Records to use:
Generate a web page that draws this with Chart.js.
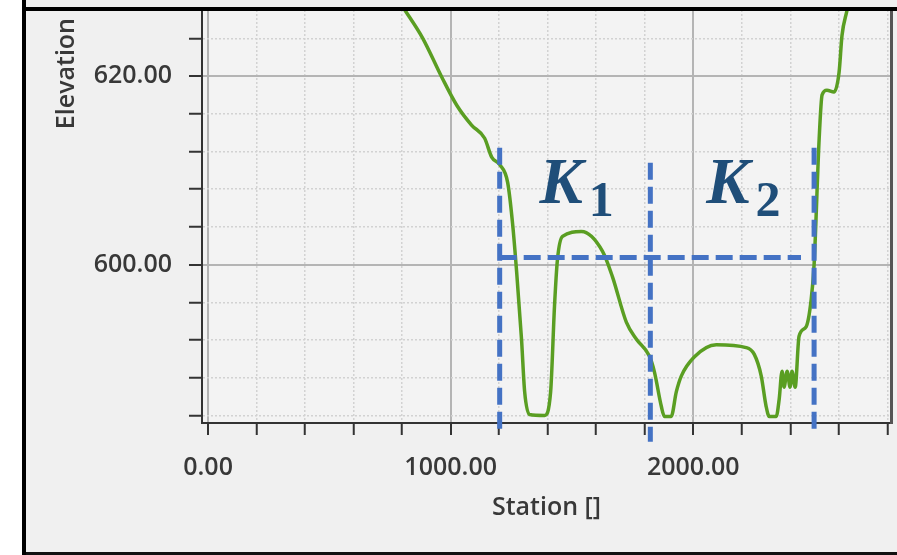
<!DOCTYPE html>
<html>
<head>
<meta charset="utf-8">
<script src="https://cdn.jsdelivr.net/npm/chart.js@4.4.1/dist/chart.umd.min.js"></script>
<style>
  body { margin: 0; background: #ffffff; }
  #bg { position: absolute; left: 22px; top: 0; width: 875px; height: 555px; background: #f0f0f0; }
  #wrap { position: absolute; left: 0; top: 0; width: 897px; height: 555px; }
  #frame { position: absolute; left: 22px; top: 7px; width: 880px; height: 548px; box-sizing: border-box;
           border-top: 4px solid #000; border-bottom: 3px solid #111; pointer-events: none; }
  #leftline { position: absolute; left: 22px; top: 0; width: 4px; height: 555px; background: #000; }
</style>
</head>
<body>
<div id="bg"></div>
<div id="wrap"><canvas id="myChart" width="897" height="555"></canvas></div>
<div id="frame"></div>
<div id="leftline"></div>
<script>
// station / elevation
var station = [770, 811, 885, 963, 1025, 1086, 1140, 1169, 1202, 1235, 1255, 1272, 1292, 1305, 1325,
  1387, 1412, 1428, 1440, 1461, 1539, 1626, 1667, 1724, 1765, 1819, 1840, 1868, 1881, 1909,
  1930, 1951, 2004, 2095, 2218, 2251, 2280, 2300, 2313, 2342, 2354, 2366, 2374, 2387, 2399,
  2407, 2420, 2436, 2465, 2486, 2498, 2519, 2531, 2551, 2580, 2601, 2613, 2634, 2646];
var elevation = [628.6, 627.0, 624.0, 619.9, 616.9, 614.8, 613.4, 611.4, 610.6, 608.7, 604.4, 599.2, 592.1, 586.5, 584.1,
  584.0, 586.5, 595.6, 600.5, 603.0, 603.5, 601.4, 598.7, 593.9, 592.1, 590.3, 588.6, 585.0, 583.9, 583.9,
  586.5, 588.2, 590.2, 591.5, 591.2, 590.5, 588.2, 585.0, 583.9, 583.9, 585.7, 588.7, 587.0, 588.7, 587.0,
  588.7, 587.0, 592.4, 593.4, 596.3, 600.0, 613.4, 618.0, 618.5, 618.3, 620.4, 624.3, 627.0, 628.6];

// K1 / K2 box lines (station, elevation)
var boxLeft = 1202;
var boxMid = 1823;
var boxRight = 2498;
var boxLevel = 600.74;
var boxTopSide = 612.4;
var boxTopMid = 610.8;
var boxBottomSide = 582.6;
var boxBottomMid = 581.2;
var boxLevelEnd = 2444;

// labels for the two sections
var sectionNames = ['K', 'K'];
var sectionSubs = ['1', '2'];
var sectionStations = [1366, 2053];
var sectionElev = [606.5, 606.5];

var xTickValues = [0, 1000, 2000];
var yTickValues = [600, 620];

var green = '#5a9e22';
var blue = '#4472c4';
var labelColor = '#383838';

var profile = [];
for (var i = 0; i < station.length; i++) {
  profile.push({x: station[i], y: elevation[i]});
}

function dashed(points) {
  return {
    data: points,
    borderColor: blue,
    borderWidth: 5,
    borderDash: [17, 7],
    pointRadius: 0,
    clip: false,
    order: 0
  };
}

// fixed tick positions: every 200 on x, every 4 on y
function stepTicks(from, to, step) {
  return function(scale) {
    var t = [];
    for (var v = from; v <= to; v += step) t.push({value: v});
    scale.ticks = t;
  };
}

function noPad(scale) {
  scale.paddingTop = 0;
  scale.paddingBottom = 0;
  scale.paddingLeft = 0;
  scale.paddingRight = 0;
}

var tickFont = {family: 'Open Sans', size: 25, weight: '600'};

var plotBg = {
  id: 'plotBg',
  beforeDraw: function(chart) {
    var a = chart.chartArea;
    var ctx = chart.ctx;
    ctx.save();
    ctx.fillStyle = '#f3f3f3';
    ctx.fillRect(a.left, a.top, a.right - a.left, a.bottom - a.top);
    ctx.restore();
  }
};

// y axis title sits near the top, a little below the frame
var yTitle = {
  id: 'yTitle',
  afterDraw: function(chart) {
    var ctx = chart.ctx;
    var ys = chart.scales.y;
    ctx.save();
    ctx.translate(ys.left + 41, chart.chartArea.top + 8);
    ctx.rotate(-Math.PI / 2);
    ctx.font = '600 25px "Open Sans"';
    ctx.fillStyle = labelColor;
    ctx.textAlign = 'right';
    ctx.textBaseline = 'middle';
    ctx.fillText('Elevation', 0, 0);
    ctx.restore();
  }
};

// draws K1 / K2 with a subscript
var sectionLabels = {
  id: 'sectionLabels',
  afterDatasetsDraw: function(chart) {
    var ctx = chart.ctx;
    var xs = chart.scales.x, ys = chart.scales.y;
    ctx.save();
    ctx.fillStyle = '#1f4e79';
    ctx.textBaseline = 'alphabetic';
    for (var i = 0; i < sectionNames.length; i++) {
      var px = xs.getPixelForValue(sectionStations[i]);
      var py = ys.getPixelForValue(sectionElev[i]);
      ctx.font = 'italic bold 65px "Liberation Serif"';
      ctx.fillText(sectionNames[i], px, py);
      var w = ctx.measureText(sectionNames[i]).width;
      ctx.font = 'bold 50px "Liberation Serif"';
      ctx.fillText(sectionSubs[i], px + w + 6, py + 13);
    }
    ctx.restore();
  }
};

function isMajor(v, list) {
  for (var i = 0; i < list.length; i++) {
    if (Math.abs(v - list[i]) < 1e-6) return true;
  }
  return false;
}

var ctx = document.getElementById('myChart').getContext('2d');
var myChart = new Chart(ctx, {
  type: 'line',
  data: {
    datasets: [
      dashed([{x: boxLeft, y: boxTopSide}, {x: boxLeft, y: boxBottomSide}]),
      dashed([{x: boxLeft, y: boxLevel}, {x: boxLevelEnd, y: boxLevel}]),
      dashed([{x: boxMid, y: boxTopMid}, {x: boxMid, y: boxBottomMid}]),
      dashed([{x: boxRight, y: boxTopSide}, {x: boxRight, y: boxBottomSide}]),
      {
        label: 'Elevation',
        data: profile,
        borderColor: green,
        borderWidth: 3.5,
        pointRadius: 0,
        cubicInterpolationMode: 'monotone',
        order: 1
      }
    ]
  },
  options: {
    responsive: false,
    animation: false,
    layout: {padding: {left: 26, top: 10, right: 6, bottom: 0}},
    plugins: {legend: {display: false}, tooltip: {enabled: false}},
    scales: {
      x: {
        type: 'linear',
        min: -25,
        max: 2815,
        afterBuildTicks: stepTicks(0, 2800, 200),
        afterFit: function(s) { s.height = 132; noPad(s); },
        ticks: {
          autoSkip: false,
          maxRotation: 0,
          padding: 18,
          color: labelColor,
          font: tickFont,
          callback: function(v) { return isMajor(v, xTickValues) ? v.toFixed(2) : ''; }
        },
        grid: {
          color: function(c) { return isMajor(c.tick.value, xTickValues) ? '#b4b4b4' : '#d2d2d2'; },
          lineWidth: function(c) { return isMajor(c.tick.value, xTickValues) ? 2 : 1.5; },
          tickColor: '#333',
          tickWidth: 2,
          tickLength: 12
        },
        border: {
          color: '#333',
          width: 2,
          dash: function(c) { return isMajor(c.tick.value, xTickValues) ? [] : [2, 2]; }
        },
        title: {
          display: true,
          text: 'Station []',
          color: labelColor,
          font: tickFont,
          padding: {top: 0, bottom: 32}
        }
      },
      y: {
        min: 583.2,
        max: 627,
        afterBuildTicks: stepTicks(584, 624, 4),
        afterFit: function(s) { s.width = 176; noPad(s); },
        ticks: {
          autoSkip: false,
          padding: 17,
          color: labelColor,
          font: tickFont,
          callback: function(v) { return isMajor(v, yTickValues) ? v.toFixed(2) : ''; }
        },
        grid: {
          color: function(c) { return isMajor(c.tick.value, yTickValues) ? '#b4b4b4' : '#d2d2d2'; },
          lineWidth: function(c) { return isMajor(c.tick.value, yTickValues) ? 2 : 1.5; },
          tickColor: '#333',
          tickWidth: 2,
          tickLength: 13
        },
        border: {
          color: '#333',
          width: 2,
          dash: function(c) { return isMajor(c.tick.value, yTickValues) ? [] : [2, 2]; }
        }
      },
      yr: {
        position: 'right',
        afterFit: function(s) { s.width = 0; noPad(s); },
        ticks: {display: false},
        grid: {display: false, drawTicks: false},
        border: {color: '#555', width: 3}
      }
    }
  },
  plugins: [plotBg, sectionLabels, yTitle]
});
</script>
</body>
</html>
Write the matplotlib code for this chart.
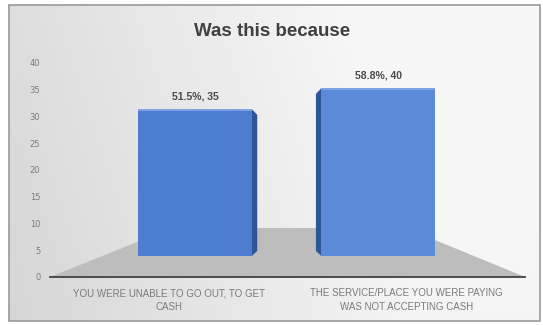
import numpy as np
import matplotlib.pyplot as plt
from matplotlib.patches import Polygon, Rectangle

title = "Was this because"
categories = ["YOU WERE UNABLE TO GO OUT, TO GET\nCASH",
              "THE SERVICE/PLACE YOU WERE PAYING\nWAS NOT ACCEPTING CASH"]
counts = [35, 40]
shares = [51.5, 58.8]
y_ticks = list(range(0, 45, 5))

W, H = 543, 325


def px_rect(x0, y0, x1, y1):
    # pixel box (top-left origin) -> figure fraction rect
    return [x0 / W, (H - y1) / H, (x1 - x0) / W, (y1 - y0) / H]


fig = plt.figure(figsize=(W / 100, H / 100), dpi=100)
fig.patch.set_facecolor("white")

# background panel with a soft grey gradient and thin border
bg = fig.add_axes([0, 0, 1, 1])
bg.set_xlim(0, W)
bg.set_ylim(H, 0)
bg.axis("off")
gx = np.linspace(0, 1, 200)
gy = np.linspace(0, 1, 120)
GX, GY = np.meshgrid(gx, gy)
shade = 0.84 + 0.12 * np.clip(GX * 1.3, 0, 1) + 0.03 * (1 - GY)
shade = np.clip(shade, 0, 0.97)
bg.imshow(np.dstack([shade] * 3), extent=(9, 540, 321, 5), aspect="auto",
          interpolation="bilinear", zorder=0)
bg.add_patch(Rectangle((9, 5), 531, 316, fill=False, ec="#9a9a9a", lw=1.2, zorder=1))
bg.text(272, 32, title, ha="center", va="center", fontsize=13.5, fontweight="bold",
        color="#404040", family="Liberation Sans")

# front axis: value scale on the back wall, category labels under the floor
front = fig.add_axes(px_rect(50, 63, 525, 277))
front.set_facecolor("none")
front.set_xlim(-0.5, 1.5)
front.set_ylim(0, 40)
front.add_patch(Polygon([(0, 0), (1, 0), (0.749, 0.229), (0.257, 0.229)],
                        closed=True, transform=front.transAxes, fc="#bdbdbd",
                        ec="none", zorder=0))
for side in ["top", "right", "left"]:
    front.spines[side].set_visible(False)
front.spines["bottom"].set_color("#404040")
front.spines["bottom"].set_linewidth(1.3)
front.set_yticks(y_ticks)
front.set_xticks(range(len(categories)))
front.set_xticklabels(categories, fontsize=7, color="#7a7a7a", family="Liberation Sans",
                      linespacing=1.45)
front.tick_params(axis="y", length=0, labelsize=6, labelcolor="#7a7a7a", pad=7)
front.tick_params(axis="x", length=0, pad=8)

# bar axis
ax = fig.add_axes(px_rect(50, 67, 525, 256))
ax.set_facecolor("none")
ax.axis("off")
ax.set_xlim(-0.79, 1.80)
ax.set_ylim(0, 45)

x = np.arange(len(counts))
width = 0.62
fronts = ["#4d7dce", "#5b8ad8"]
bars = ax.bar(x, counts, width=width, color=fronts, zorder=3)

# perspective side faces: right side on the left bar, left side on the right bar
dx = 0.03
for i, (b, v) in enumerate(zip(bars, counts)):
    if i == 0:
        xe = b.get_x() + b.get_width()
        xs = xe + dx
    else:
        xe = b.get_x()
        xs = xe - dx
    ax.add_patch(Polygon([(xe, 0), (xe, v), (xs, v - 1.4), (xs, 1.2)],
                         closed=True, fc="#2f5599", ec="none", zorder=2))
    # thin lighter top edge
    ax.add_patch(Rectangle((b.get_x(), v - 0.5), b.get_width(), 0.5,
                           fc="#7ea3e3", ec="none", zorder=4))
    ax.text(b.get_x() + b.get_width() / 2, v + 2.9, f"{shares[i]}%, {v}",
            ha="center", va="center", fontsize=7.5, fontweight="bold",
            color="#4a4a4a", family="Liberation Sans")

fig.savefig("out.png", dpi=100)
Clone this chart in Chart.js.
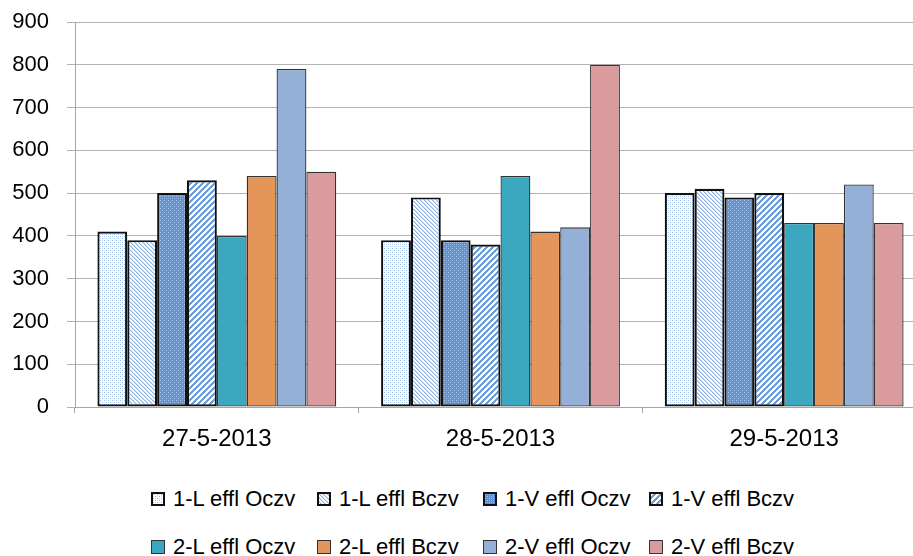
<!DOCTYPE html>
<html>
<head>
<meta charset="utf-8">
<script src="https://cdn.jsdelivr.net/npm/chart.js@4.4.1/dist/chart.umd.min.js"></script>
<style>
html, body { margin: 0; padding: 0; background: #fff; overflow: hidden; width: 913px; height: 556px; }
#wrap { position: absolute; left: 0; top: 0; width: 940px; height: 470px; }
.legend { position: absolute; left: 151px; width: 700px; height: 24px; display: flex; font-family: "Liberation Sans", sans-serif; font-size: 22px; line-height: 24px; color: #000; }
.item { width: 166px; display: flex; align-items: center; white-space: nowrap; }
.item canvas { margin-right: 8px; }
</style>
</head>
<body>
<div id="wrap"><canvas id="chart" width="940" height="470"></canvas></div>
<div class="legend" id="legendRow1" style="top:487px"></div>
<div class="legend" id="legendRow2" style="top:535px"></div>
<script>
const categories = ["27-5-2013", "28-5-2013", "29-5-2013"];
const seriesNames = ["1-L effl Oczv", "1-L effl Bczv", "1-V effl Oczv", "1-V effl Bczv",
                     "2-L effl Oczv", "2-L effl Bczv", "2-V effl Oczv", "2-V effl Bczv"];
const l1Oczv = [410, 390, 500];
const l1Bczv = [390, 490, 510];
const v1Oczv = [500, 390, 490];
const v1Bczv = [530, 380, 500];
const l2Oczv = [400, 540, 430];
const l2Bczv = [540, 410, 430];
const v2Oczv = [790, 420, 520];
const v2Bczv = [550, 800, 430];
const yTicks = [0, 100, 200, 300, 400, 500, 600, 700, 800, 900];

// little tiles for the hatched series
function makeTile(size, draw) {
    const c = document.createElement("canvas");
    c.width = size;
    c.height = size;
    draw(c.getContext("2d"), size);
    return c;
}
function px(g, x, y, col) { g.fillStyle = col; g.fillRect(x, y, 1, 1); }

const tileDots = makeTile(4, (g, n) => {
    g.fillStyle = "#ffffff"; g.fillRect(0, 0, n, n);
    px(g, 0, 0, "#9cbde8"); px(g, 2, 2, "#9cbde8");
    px(g, 2, 0, "#d3e2f5"); px(g, 0, 2, "#d3e2f5");
});
const tileBack = makeTile(4, (g, n) => {
    g.fillStyle = "#ffffff"; g.fillRect(0, 0, n, n);
    for (let y = 0; y < n; y++) {
        for (let x = 0; x < n; x++) {
            const d = ((x - y) % n + n) % n;
            if (d === 0) px(g, x, y, "#8fb3e2");
            if (d === 1) px(g, x, y, "#c9dbf3");
        }
    }
});
const tileDarkDots = makeTile(4, (g, n) => {
    g.fillStyle = "#5e90d3"; g.fillRect(0, 0, n, n);
    px(g, 0, 0, "#a9c8ef"); px(g, 2, 2, "#a9c8ef");
    px(g, 2, 0, "#7ba5dd"); px(g, 0, 2, "#7ba5dd");
});
const tileForward = makeTile(6, (g, n) => {
    g.fillStyle = "#ffffff"; g.fillRect(0, 0, n, n);
    for (let y = 0; y < n; y++) {
        for (let x = 0; x < n; x++) {
            const d = (x + y) % n;
            if (d < 3) px(g, x, y, "#6d9ddc");
        }
    }
});

const ctx = document.getElementById("chart").getContext("2d");
const fills = [
    ctx.createPattern(tileDots, "repeat"),
    ctx.createPattern(tileBack, "repeat"),
    ctx.createPattern(tileDarkDots, "repeat"),
    ctx.createPattern(tileForward, "repeat"),
    "#3ba8bf", "#e4955a", "#95b0d7", "#d99b9e"
];
const tiles = [tileDots, tileBack, tileDarkDots, tileForward, null, null, null, null];
const values = [l1Oczv, l1Bczv, v1Oczv, v1Bczv, l2Oczv, l2Bczv, v2Oczv, v2Bczv];

const datasets = seriesNames.map((name, i) => ({
    label: name,
    data: values[i],
    backgroundColor: fills[i],
    borderColor: i < 4 ? "#111111" : "#333333",
    borderWidth: i < 4 ? 2.2 : 1.3,
    borderSkipped: false,
    categoryPercentage: 0.842,
    barPercentage: 1
}));

const chart = new Chart(ctx, {
    type: "bar",
    data: { labels: categories, datasets: datasets },
    options: {
        responsive: false,
        animation: false,
        layout: { padding: { top: 22, right: 14, left: 0, bottom: 0 } },
        plugins: { legend: { display: false }, tooltip: { enabled: false } },
        scales: {
            x: {
                grid: { offset: true, drawOnChartArea: false, tickLength: 6, color: "#a6a6a6" },
                border: { color: "#a6a6a6" },
                ticks: { font: { family: "Liberation Sans", size: 24 }, color: "#000", padding: 12 },
                afterFit: (s) => { s.height = 63; }
            },
            y: {
                min: 0,
                max: 900,
                afterBuildTicks: (s) => { s.ticks = yTicks.map(v => ({ value: v })); },
                ticks: { font: { family: "Liberation Sans", size: 22 }, color: "#000", padding: 18 },
                grid: { color: "#b3b3b3", tickLength: 8 },
                border: { color: "#a6a6a6" },
                afterFit: (s) => { s.width = 75; s.paddingTop = 0; s.paddingBottom = 0; }
            }
        }
    }
});

// legend in two rows of four, as in the picture
datasets.forEach((ds, i) => {
    const row = document.getElementById(i < 4 ? "legendRow1" : "legendRow2");
    const item = document.createElement("div");
    item.className = "item";
    const sw = document.createElement("canvas");
    sw.width = 14;
    sw.height = 14;
    const g = sw.getContext("2d");
    g.fillStyle = tiles[i] ? g.createPattern(tiles[i], "repeat") : ds.backgroundColor;
    g.fillRect(0, 0, 14, 14);
    g.strokeStyle = ds.borderColor;
    g.lineWidth = i < 4 ? 2 : 1;
    const o = g.lineWidth / 2;
    g.strokeRect(o, o, 14 - 2 * o, 14 - 2 * o);
    const txt = document.createElement("span");
    txt.textContent = ds.label;
    item.appendChild(sw);
    item.appendChild(txt);
    row.appendChild(item);
});
</script>
</body>
</html>
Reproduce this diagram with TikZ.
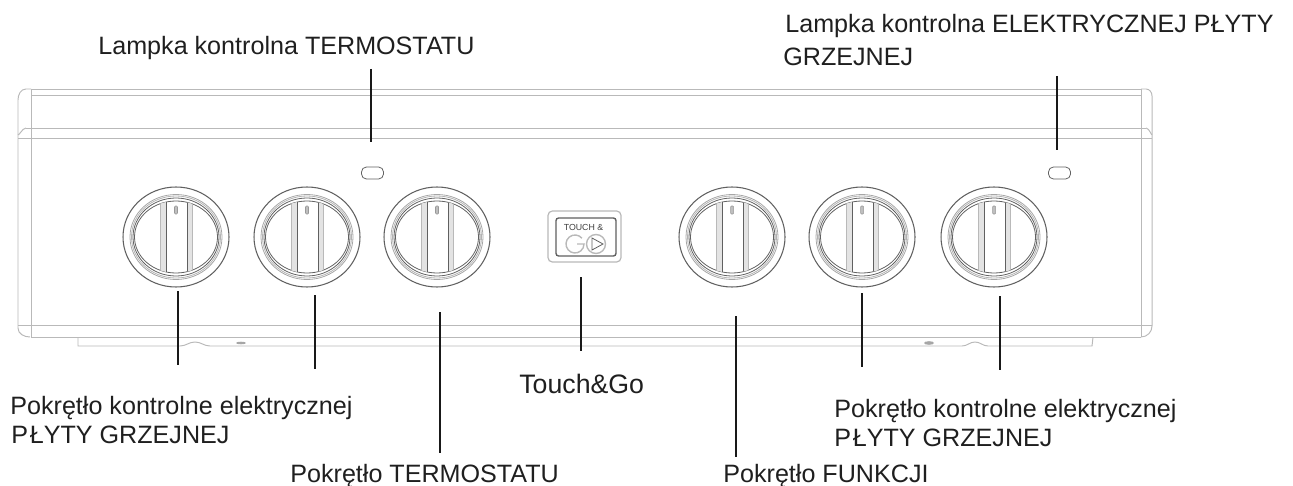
\documentclass[tikz,border=0pt]{standalone}
\usepackage{fontspec}
\setmainfont{Liberation Sans}
\usetikzlibrary{positioning, calc}

\begin{document}
\begin{tikzpicture}[x=0.02cm, y=-0.02cm,
    panel/.style={draw=gray!55, line width=0.55pt},
    ring/.style={draw=gray!75!black, line width=0.45pt},
    leader/.style={draw=black!90, line width=1.05pt},
    lbl/.style={anchor=base west, inner sep=0pt, font=\fontsize{14.3}{16}\selectfont, text=black!88}]
  \useasboundingbox (0,0) rectangle (1293,486);

  % Cabinet outline
  \draw[panel] (31,89) -- (1141,89) (31,95) -- (1141,95);
  \draw[panel] (26,128) -- (1146,128) (18,138) -- (1152,138);
  \draw[panel] (18,325) -- (1152,325) (31,337) -- (1141,337);
  \draw[panel] (31,89) -- (31,337) (1141,89) -- (1141,337);
  \draw[panel] (31,89) -- (26,89) to[out=180, in=90] (18,100) -- (18,328) to[out=270, in=180] (30,337);
  \draw[panel] (1141,89) -- (1146,89) to[out=0, in=90] (1152,96) -- (1152,326) to[out=270, in=0] (1141,337);
  \draw[panel] (18,134) to[out=270, in=180] (26,128) (1146,128) to[out=0, in=270] (1152,134);

  % Bottom strip
  \draw[panel] (78,337) -- (78,346) -- (180,346) to[out=0, in=180] (195,342) to[out=0, in=180] (210,346)
    -- (962,346) to[out=0, in=180] (975,342) to[out=0, in=180] (988,346) -- (1092,346) -- (1093,337);
  \fill[gray!70] (241,343) ellipse (5 and 1.3);
  \fill[gray!70] (929,343) ellipse (5 and 1.8);

  % Lamps
  \foreach \lx in {372.5,1059.5} {
    \draw[ring, rounded corners=2.8pt] (\lx-11,167) rectangle (\lx+11,179);
  }

  % Knobs
  \foreach \kx in {176,307,437,732,862,994} {
    \draw[ring, line width=0.6pt] (\kx,237) ellipse (53 and 50);
    \draw[ring, draw=gray!70] (\kx,237) ellipse (46 and 42.5);
    \draw[ring, draw=gray!60] (\kx,237) ellipse (44.5 and 41);
    \draw[ring] (\kx,237) ellipse (43 and 39);
    \draw[ring] (\kx,237) ellipse (41.5 and 36);
    \begin{scope}
      \clip (\kx,237) ellipse (41.5 and 36);
      \fill[gray!22] (\kx-16,190) rectangle (\kx-10,280);
      \fill[gray!22] (\kx+11,190) rectangle (\kx+16,280);
      \draw[panel] (\kx-16,190) -- (\kx-16,280) (\kx+16,190) -- (\kx+16,280);
      \draw[ring] (\kx-10,190) -- (\kx-10,280) (\kx+11,190) -- (\kx+11,280);
    \end{scope}
    \draw[gray!80, fill=gray!50, line width=0.3pt, rounded corners=0.5pt] (\kx-1.5,206) rectangle (\kx+1.5,214);
  }

  % Touch & Go
  \draw[panel, rounded corners=2.5pt, line width=0.7pt] (548,211) rectangle (621,262);
  \draw[ring, rounded corners=1.5pt, line width=0.8pt] (556,218) rectangle (616,256);
  \node[inner sep=0pt, font=\fontsize{5}{6}\selectfont, text=black!75] (touchtxt) at (583.5,227) {TOUCH \&};
  \draw[panel, line width=0.8pt] (581.9,238.2) arc[start angle=-40, end angle=-360, radius=9] -- (577,244);
  \draw[panel, line width=0.8pt] (596,244) circle (9.5);
  \draw[ring] (592,238) -- (603,244) -- (592,250) -- cycle;

  % Labels
  \node[lbl] (lampT) at (98,55) {Lampka kontrolna TERMOSTATU};
  \node[lbl] (lampE) at (785,33) {Lampka kontrolna ELEKTRYCZNEJ PŁYTY};
  \node[lbl] (lampE2) at (783,66) {GRZEJNEJ};
  \node[lbl] (knobL) at (10,414) {Pokrętło kontrolne elektrycznej};
  \node[lbl] (knobL2) at (11,443) {P\hspace{1pt}ŁYTY GRZEJNEJ};
  \node[lbl] (knobT) at (290,482) {Pokrętło TERMOSTATU};
  \node[lbl, font=\fontsize{15.2}{18}\selectfont] (touch) at (519,393) {Touch\&Go};
  \node[lbl] (knobF) at (723,482) {Pokrętło FUNKCJI};
  \node[lbl] (knobR) at (834,417) {Pokrętło kontrolne elektrycznej};
  \node[lbl] (knobR2) at (834,446) {P\hspace{1pt}ŁYTY GRZEJNEJ};

  % Leaders
  \foreach \name/\lx/\ya/\yb in {a/371/69/142, b/1057/76/150, c/178/291/365, d/315/295/369,
      e/440/312/453, f/581/277/351, g/736/316/457, h/862/293/367, i/1000/296/370} {
    \coordinate (\name top) at (\lx,\ya);
    \coordinate (\name end) at (\lx,\yb);
    \draw[leader] (\name top) -- (\name end);
  }
\end{tikzpicture}
\end{document}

What you are asked to do:
Looking at the listing above, count the lines that contain "with" and give nothing but the number.

Reply to the task:
4